Request
Retype, with no alterations, every line between the one containing "Recreate this image as a web" and the one containing "0.037, 0.012, 0.003];", counting both of those lines too. Pictures are to be left out.

Material shown

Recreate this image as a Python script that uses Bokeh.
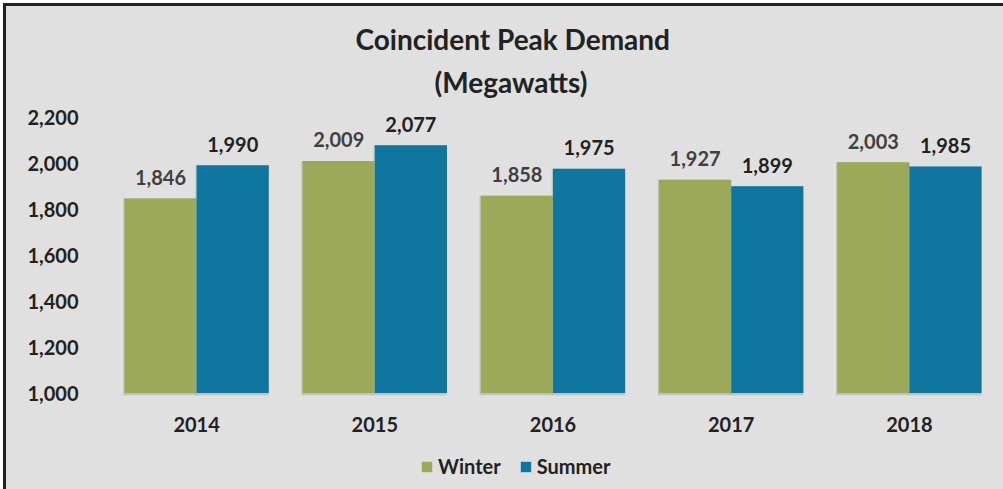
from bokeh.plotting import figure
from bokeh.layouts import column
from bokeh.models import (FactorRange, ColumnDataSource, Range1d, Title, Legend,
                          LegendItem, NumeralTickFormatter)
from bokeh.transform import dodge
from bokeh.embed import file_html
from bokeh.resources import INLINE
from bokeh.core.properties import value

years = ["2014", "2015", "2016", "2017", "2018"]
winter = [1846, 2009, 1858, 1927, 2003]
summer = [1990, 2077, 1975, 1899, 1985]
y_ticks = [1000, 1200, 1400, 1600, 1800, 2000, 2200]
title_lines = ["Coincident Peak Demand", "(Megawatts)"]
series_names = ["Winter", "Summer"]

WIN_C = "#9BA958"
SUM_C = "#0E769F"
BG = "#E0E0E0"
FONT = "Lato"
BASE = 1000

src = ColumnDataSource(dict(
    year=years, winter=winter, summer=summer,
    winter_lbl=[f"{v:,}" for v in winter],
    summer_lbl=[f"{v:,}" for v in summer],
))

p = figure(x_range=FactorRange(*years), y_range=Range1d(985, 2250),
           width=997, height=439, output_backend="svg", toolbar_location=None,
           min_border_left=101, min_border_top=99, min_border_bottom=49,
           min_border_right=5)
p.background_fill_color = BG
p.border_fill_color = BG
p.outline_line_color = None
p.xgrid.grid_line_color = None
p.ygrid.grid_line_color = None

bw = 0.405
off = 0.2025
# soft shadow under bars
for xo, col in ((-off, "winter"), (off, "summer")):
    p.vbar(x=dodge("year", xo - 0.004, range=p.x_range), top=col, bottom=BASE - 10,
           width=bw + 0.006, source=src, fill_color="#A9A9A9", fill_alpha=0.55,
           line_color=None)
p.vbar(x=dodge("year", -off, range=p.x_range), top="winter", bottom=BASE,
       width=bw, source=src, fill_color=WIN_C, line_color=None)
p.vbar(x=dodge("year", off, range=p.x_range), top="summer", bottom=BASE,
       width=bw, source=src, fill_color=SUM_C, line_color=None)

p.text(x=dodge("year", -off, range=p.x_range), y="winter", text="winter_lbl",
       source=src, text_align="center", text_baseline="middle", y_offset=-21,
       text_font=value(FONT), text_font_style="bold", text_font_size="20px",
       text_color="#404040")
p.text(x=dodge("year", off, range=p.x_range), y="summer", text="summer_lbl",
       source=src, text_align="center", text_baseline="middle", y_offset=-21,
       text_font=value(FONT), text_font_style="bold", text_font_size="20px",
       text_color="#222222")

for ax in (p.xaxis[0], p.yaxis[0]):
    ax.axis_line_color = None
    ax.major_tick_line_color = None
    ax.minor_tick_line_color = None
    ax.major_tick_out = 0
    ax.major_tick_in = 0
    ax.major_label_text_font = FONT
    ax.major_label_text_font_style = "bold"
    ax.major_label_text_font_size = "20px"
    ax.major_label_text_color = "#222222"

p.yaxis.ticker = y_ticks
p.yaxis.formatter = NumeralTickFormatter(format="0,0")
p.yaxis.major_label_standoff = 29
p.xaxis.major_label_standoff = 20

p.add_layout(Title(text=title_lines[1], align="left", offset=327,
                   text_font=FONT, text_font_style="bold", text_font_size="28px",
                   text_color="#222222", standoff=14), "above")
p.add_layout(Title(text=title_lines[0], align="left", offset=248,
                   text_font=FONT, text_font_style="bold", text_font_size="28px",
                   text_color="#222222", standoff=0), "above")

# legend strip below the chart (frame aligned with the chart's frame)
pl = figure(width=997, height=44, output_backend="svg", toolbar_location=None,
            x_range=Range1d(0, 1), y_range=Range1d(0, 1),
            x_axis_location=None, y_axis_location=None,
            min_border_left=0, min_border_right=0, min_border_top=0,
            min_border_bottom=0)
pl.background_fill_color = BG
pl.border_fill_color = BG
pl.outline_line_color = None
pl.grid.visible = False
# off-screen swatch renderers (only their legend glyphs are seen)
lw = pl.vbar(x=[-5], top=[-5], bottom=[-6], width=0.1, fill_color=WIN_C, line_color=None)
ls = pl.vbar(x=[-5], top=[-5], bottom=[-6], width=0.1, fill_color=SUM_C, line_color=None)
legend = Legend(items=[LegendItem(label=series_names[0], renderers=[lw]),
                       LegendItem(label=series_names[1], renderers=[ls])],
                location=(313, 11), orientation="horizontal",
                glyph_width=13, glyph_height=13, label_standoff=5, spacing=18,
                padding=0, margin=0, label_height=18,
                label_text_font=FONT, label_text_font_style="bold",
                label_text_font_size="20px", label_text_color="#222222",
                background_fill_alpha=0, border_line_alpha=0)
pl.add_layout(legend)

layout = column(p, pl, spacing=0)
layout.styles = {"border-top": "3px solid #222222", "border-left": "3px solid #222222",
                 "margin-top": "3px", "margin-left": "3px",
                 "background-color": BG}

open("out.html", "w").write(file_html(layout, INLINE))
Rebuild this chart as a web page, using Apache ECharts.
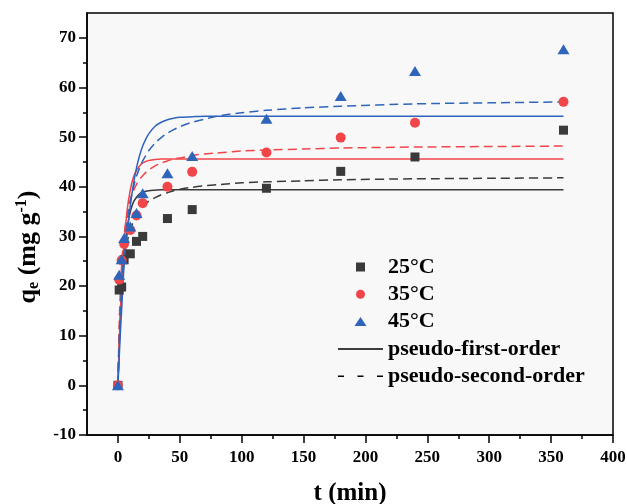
* * *
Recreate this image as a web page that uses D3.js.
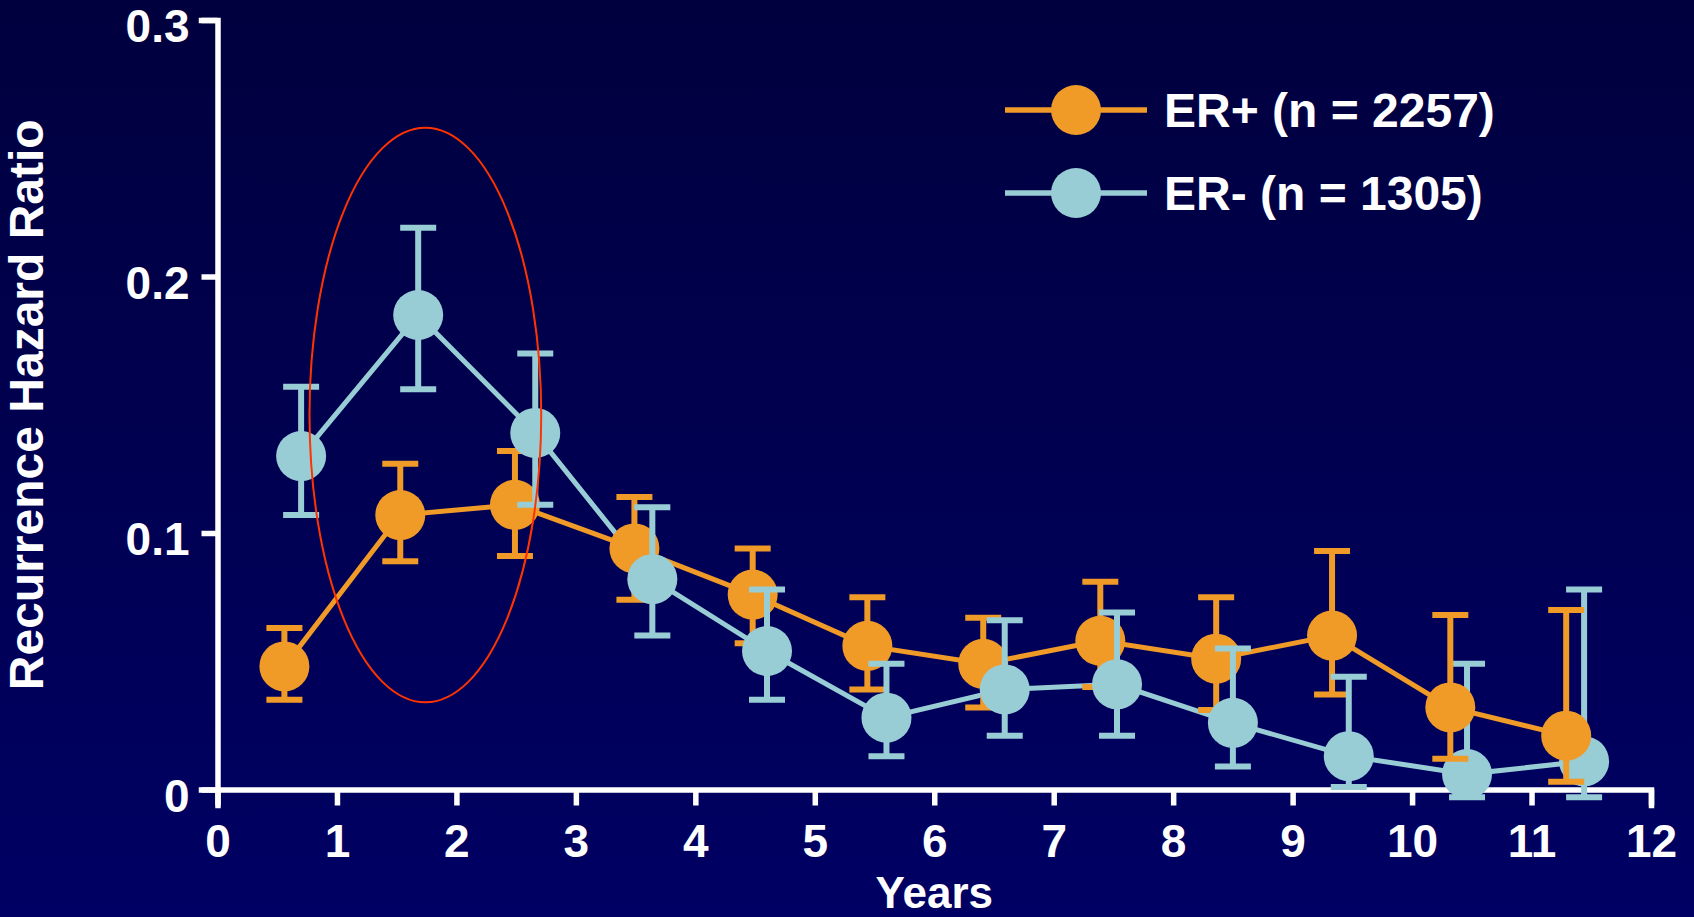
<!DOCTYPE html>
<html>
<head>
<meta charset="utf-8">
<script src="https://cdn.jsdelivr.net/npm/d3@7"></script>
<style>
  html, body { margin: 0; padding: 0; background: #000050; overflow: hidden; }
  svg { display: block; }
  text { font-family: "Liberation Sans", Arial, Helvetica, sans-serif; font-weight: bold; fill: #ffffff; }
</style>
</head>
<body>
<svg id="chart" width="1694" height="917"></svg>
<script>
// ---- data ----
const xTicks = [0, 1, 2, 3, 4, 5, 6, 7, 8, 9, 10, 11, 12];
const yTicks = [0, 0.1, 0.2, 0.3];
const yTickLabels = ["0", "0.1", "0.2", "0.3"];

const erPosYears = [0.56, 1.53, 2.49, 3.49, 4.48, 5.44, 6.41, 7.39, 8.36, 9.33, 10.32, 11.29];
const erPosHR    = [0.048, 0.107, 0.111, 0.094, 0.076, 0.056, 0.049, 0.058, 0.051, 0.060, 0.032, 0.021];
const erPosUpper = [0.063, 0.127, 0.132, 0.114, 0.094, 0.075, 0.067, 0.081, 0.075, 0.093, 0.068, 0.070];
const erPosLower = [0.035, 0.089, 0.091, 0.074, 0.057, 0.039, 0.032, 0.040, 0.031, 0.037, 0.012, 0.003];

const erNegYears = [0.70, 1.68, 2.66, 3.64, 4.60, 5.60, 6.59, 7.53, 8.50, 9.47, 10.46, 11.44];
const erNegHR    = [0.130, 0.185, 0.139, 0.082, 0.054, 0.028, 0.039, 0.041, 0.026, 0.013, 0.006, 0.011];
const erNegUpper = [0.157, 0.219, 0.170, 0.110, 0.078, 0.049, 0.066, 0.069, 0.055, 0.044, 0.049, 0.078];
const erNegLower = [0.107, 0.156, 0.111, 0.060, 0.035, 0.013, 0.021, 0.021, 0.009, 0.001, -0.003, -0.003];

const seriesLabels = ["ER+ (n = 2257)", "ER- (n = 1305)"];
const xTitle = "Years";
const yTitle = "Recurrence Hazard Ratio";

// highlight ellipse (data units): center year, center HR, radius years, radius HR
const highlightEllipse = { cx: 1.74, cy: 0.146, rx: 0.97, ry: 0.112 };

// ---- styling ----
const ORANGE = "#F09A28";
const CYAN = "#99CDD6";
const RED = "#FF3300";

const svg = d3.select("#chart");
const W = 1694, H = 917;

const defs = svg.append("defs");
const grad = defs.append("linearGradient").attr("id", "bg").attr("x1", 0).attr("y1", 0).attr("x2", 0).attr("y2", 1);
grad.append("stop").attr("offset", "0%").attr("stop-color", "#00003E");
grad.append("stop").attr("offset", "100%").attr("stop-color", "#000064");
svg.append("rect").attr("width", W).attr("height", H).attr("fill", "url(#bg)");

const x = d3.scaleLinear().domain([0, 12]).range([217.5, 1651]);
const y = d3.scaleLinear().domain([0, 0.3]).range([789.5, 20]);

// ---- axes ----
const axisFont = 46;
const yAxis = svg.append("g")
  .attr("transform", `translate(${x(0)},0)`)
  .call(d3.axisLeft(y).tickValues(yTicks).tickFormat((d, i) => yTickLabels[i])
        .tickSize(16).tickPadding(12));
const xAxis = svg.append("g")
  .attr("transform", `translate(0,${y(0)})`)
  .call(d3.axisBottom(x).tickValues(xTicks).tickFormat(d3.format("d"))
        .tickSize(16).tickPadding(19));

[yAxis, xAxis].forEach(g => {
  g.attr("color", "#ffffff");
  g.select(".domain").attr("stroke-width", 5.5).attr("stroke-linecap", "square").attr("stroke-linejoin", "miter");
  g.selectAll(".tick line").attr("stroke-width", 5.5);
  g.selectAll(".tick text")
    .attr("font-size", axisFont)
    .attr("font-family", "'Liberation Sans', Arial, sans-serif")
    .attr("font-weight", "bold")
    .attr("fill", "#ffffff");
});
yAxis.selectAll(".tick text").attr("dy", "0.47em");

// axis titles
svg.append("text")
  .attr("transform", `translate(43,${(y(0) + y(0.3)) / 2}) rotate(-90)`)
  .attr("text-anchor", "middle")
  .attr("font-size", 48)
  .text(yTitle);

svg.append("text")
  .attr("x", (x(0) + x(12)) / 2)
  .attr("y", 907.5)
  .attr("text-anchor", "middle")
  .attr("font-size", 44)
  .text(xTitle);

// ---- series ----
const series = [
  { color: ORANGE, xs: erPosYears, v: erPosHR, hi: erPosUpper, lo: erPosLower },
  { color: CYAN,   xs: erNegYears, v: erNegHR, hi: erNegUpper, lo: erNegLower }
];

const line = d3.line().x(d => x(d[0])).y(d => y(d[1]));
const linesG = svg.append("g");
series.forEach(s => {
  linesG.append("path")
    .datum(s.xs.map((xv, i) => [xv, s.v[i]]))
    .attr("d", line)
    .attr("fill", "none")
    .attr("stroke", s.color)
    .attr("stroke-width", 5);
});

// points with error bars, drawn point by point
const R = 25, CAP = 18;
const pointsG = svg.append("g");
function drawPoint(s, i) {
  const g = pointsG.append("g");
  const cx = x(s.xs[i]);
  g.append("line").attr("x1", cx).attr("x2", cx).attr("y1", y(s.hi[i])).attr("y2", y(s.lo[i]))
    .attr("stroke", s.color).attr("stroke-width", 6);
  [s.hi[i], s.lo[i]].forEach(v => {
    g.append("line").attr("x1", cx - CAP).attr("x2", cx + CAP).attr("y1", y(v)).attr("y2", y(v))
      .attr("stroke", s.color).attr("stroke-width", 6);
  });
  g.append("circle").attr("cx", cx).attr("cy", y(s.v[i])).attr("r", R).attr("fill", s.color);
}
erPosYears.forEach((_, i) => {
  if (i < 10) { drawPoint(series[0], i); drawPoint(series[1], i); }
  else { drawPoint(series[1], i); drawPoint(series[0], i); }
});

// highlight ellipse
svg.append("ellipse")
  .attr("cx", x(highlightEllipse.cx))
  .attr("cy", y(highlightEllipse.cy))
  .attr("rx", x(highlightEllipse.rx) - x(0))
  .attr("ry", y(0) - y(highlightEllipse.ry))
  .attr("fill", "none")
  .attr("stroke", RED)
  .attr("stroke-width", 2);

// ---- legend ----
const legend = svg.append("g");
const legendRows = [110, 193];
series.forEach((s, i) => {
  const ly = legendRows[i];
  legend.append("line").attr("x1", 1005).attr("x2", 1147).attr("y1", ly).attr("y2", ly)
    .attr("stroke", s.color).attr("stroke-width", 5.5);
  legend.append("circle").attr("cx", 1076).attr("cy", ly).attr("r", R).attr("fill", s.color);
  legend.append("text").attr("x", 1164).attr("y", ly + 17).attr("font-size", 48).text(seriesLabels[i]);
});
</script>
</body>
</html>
...
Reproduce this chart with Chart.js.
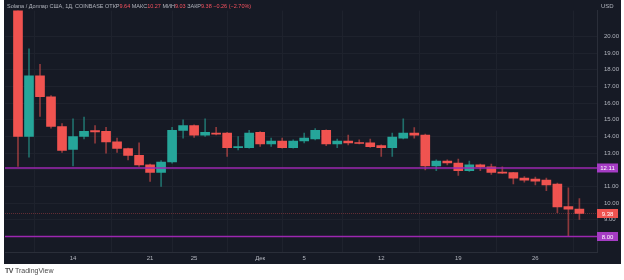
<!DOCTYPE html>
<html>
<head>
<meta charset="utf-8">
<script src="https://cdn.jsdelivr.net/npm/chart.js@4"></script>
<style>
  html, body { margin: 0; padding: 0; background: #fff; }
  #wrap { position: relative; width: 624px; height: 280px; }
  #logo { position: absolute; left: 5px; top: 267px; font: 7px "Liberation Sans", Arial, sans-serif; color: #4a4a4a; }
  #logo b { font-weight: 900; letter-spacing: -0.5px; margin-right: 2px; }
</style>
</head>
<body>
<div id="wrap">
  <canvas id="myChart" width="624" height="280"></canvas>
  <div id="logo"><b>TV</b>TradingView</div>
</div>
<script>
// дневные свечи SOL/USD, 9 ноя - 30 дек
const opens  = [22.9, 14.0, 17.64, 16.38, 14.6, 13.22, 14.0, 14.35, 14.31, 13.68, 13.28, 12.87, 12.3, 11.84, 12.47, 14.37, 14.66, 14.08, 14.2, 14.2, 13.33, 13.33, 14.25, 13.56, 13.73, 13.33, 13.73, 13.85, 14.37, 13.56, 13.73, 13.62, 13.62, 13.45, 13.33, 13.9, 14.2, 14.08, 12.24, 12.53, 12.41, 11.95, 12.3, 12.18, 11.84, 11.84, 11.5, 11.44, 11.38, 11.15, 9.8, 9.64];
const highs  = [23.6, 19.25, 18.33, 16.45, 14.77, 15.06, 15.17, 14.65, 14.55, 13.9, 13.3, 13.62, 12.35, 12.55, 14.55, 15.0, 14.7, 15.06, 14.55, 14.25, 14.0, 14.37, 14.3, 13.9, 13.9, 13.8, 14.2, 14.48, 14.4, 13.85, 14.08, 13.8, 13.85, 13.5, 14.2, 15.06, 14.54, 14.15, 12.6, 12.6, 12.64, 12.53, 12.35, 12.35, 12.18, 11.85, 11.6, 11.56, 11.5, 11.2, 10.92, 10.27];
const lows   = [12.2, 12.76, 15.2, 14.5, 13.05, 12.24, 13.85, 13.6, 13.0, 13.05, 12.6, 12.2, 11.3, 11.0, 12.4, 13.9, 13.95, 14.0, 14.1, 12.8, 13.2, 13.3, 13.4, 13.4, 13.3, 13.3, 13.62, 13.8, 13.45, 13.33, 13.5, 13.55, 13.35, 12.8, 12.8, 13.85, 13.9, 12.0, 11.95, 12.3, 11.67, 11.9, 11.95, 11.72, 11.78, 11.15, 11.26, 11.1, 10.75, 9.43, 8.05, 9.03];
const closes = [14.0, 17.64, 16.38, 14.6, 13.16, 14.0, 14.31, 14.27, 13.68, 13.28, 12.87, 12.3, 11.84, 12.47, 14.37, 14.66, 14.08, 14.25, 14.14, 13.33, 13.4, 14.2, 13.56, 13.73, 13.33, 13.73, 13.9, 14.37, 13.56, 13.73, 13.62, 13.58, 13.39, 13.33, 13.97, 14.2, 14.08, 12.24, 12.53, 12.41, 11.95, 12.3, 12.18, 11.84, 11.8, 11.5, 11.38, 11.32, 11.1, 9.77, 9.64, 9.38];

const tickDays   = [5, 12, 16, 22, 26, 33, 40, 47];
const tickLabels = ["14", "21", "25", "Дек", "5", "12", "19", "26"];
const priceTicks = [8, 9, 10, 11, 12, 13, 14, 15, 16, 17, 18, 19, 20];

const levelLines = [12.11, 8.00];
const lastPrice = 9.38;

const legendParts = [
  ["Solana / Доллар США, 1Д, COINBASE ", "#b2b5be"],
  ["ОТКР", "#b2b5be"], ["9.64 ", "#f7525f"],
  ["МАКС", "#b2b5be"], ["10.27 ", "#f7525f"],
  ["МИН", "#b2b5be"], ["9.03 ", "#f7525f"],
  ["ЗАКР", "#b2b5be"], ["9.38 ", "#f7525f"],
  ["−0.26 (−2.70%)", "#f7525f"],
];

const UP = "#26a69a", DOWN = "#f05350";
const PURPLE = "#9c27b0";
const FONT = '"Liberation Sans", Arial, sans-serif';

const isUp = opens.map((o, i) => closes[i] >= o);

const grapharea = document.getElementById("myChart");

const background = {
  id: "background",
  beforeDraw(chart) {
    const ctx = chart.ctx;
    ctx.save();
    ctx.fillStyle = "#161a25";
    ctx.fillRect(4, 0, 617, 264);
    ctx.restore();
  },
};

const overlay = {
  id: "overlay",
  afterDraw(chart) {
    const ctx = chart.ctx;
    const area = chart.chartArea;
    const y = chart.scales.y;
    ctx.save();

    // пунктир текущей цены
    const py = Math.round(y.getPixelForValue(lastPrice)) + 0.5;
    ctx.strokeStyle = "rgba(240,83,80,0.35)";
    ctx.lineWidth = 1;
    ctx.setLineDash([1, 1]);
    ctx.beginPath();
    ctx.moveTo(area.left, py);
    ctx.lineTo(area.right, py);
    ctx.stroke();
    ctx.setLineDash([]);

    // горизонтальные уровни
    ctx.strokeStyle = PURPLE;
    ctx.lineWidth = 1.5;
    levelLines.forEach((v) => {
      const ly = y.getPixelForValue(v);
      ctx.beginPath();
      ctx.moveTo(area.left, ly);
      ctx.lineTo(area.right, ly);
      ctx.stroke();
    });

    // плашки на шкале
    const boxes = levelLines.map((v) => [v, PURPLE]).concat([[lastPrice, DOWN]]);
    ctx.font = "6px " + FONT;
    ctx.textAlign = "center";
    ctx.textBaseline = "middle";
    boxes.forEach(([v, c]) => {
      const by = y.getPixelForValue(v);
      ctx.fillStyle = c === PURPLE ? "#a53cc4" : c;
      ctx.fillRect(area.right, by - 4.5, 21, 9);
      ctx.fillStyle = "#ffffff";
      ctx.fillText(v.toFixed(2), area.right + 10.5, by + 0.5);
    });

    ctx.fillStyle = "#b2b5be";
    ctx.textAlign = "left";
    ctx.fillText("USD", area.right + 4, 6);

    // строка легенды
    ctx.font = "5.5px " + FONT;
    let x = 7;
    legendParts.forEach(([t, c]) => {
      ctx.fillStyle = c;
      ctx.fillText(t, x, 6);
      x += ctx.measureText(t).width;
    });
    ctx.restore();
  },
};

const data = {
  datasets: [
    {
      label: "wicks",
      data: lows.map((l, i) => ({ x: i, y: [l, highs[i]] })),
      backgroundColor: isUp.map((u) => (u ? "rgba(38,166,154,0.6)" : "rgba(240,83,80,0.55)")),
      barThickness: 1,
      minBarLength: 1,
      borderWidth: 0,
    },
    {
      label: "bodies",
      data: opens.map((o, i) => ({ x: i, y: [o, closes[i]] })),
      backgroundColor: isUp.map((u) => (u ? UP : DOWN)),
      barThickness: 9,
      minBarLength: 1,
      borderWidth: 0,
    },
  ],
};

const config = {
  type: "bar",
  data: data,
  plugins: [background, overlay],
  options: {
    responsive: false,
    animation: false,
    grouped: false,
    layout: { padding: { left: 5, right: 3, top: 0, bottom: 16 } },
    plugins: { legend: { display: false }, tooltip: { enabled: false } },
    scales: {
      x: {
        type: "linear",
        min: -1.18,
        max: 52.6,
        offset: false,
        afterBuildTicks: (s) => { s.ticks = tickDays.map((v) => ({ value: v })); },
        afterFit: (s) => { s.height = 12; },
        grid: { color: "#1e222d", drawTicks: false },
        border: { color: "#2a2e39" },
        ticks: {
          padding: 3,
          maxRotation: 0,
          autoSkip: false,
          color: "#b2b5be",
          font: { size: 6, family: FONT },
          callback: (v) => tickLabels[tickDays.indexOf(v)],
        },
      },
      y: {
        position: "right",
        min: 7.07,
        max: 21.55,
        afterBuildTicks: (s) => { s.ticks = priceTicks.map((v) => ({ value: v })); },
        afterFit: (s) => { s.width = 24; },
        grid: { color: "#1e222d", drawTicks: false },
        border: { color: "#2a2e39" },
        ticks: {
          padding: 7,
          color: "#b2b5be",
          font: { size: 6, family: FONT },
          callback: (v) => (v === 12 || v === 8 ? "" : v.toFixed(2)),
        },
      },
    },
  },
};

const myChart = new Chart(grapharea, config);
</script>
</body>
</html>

Reply to the task
Recreate this image as a web page that uses D3.js.
<!DOCTYPE html>
<html>
<head>
<meta charset="utf-8">
<script src="https://cdn.jsdelivr.net/npm/d3@7"></script>
<style>
  html, body { margin: 0; padding: 0; background: #000050; overflow: hidden; }
  svg { display: block; }
  text { font-family: "Liberation Sans", Arial, Helvetica, sans-serif; font-weight: bold; fill: #ffffff; }
</style>
</head>
<body>
<svg id="chart" width="1694" height="917"></svg>
<script>
// ---- data ----
const xTicks = [0, 1, 2, 3, 4, 5, 6, 7, 8, 9, 10, 11, 12];
const yTicks = [0, 0.1, 0.2, 0.3];
const yTickLabels = ["0", "0.1", "0.2", "0.3"];

const erPosYears = [0.56, 1.53, 2.49, 3.49, 4.48, 5.44, 6.41, 7.39, 8.36, 9.33, 10.32, 11.29];
const erPosHR    = [0.048, 0.107, 0.111, 0.094, 0.076, 0.056, 0.049, 0.058, 0.051, 0.060, 0.032, 0.021];
const erPosUpper = [0.063, 0.127, 0.132, 0.114, 0.094, 0.075, 0.067, 0.081, 0.075, 0.093, 0.068, 0.070];
const erPosLower = [0.035, 0.089, 0.091, 0.074, 0.057, 0.039, 0.032, 0.040, 0.031, 0.037, 0.012, 0.003];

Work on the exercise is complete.